The holographic universe theory has been long hanging around the scientific community, but now a group of researchers from five different institutions in three countries says they have found evidence that this is the case.
With Kostas Skenderis leading the way, scientists have analyzed the afterglow of the Big Bang and concluded that data within the ancestral white noise indicates gravity is not the way we perceive it, making the universe itself different from the 3D model we so far believe it to be.
What is the holographic universe theory?
First proposed by Leonard Susskind during the 1990s, the holographic universe theory poses that space could be somehow mathematically “encoded” in two dimensions instead of three.
We, humans, perceive space and think of it in terms of three dimensions: height, width, and depth. However, under the holographic principle, depth is a flat surface that gives the illusion of a third dimension.
That, of course, does not apply literally to the universe.
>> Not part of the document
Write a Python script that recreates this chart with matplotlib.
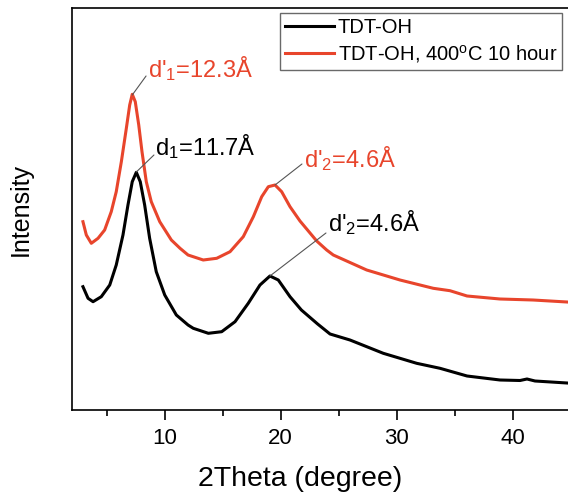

There are mathematical foundations and even quantum gravity theories lying underneath the theory, but a similar phenomenon could be occurring in the background of space.
Understanding a two-dimensional universe
The team of astrophysicists from the University of Southampton, the University of Waterloo, the University of Salento and two others proposes that the universe works much like the hologram image on a credit card.
Observable space background, as far as the eye can see through existing telescopes, might be a 3D projection of a 2D image. Researchers reached this conclusion after comparing previously undetected white noise data with quantum field theories.
“IMAGINE THAT EVERYTHING YOU SEE, FEEL, AND HEAR IN THREE DIMENSIONS, AND YOUR PERCEPTION OF TIME, IN FACT, EMANATES FROM A FLAT TWO-DIMENSIONAL FIELD. HOWEVER, THIS TIME, THE ENTIRE UNIVERSE IS ENCODED,” said Professor Kostas Skenderis.
These ideas represent an alternative to the traditional understanding of the universe as an ever-expanding entity based on gravity as we know it. How the holographic universe works or how it could be explained in simpler yet accurate terms is up to quantum physicists to figure out.
Implications of this two-dimensional model include a complete rethinking and restructuring of our perception of life as we know it, since we could, technically, think of things such as time and gravity as existing in a 2D continuum.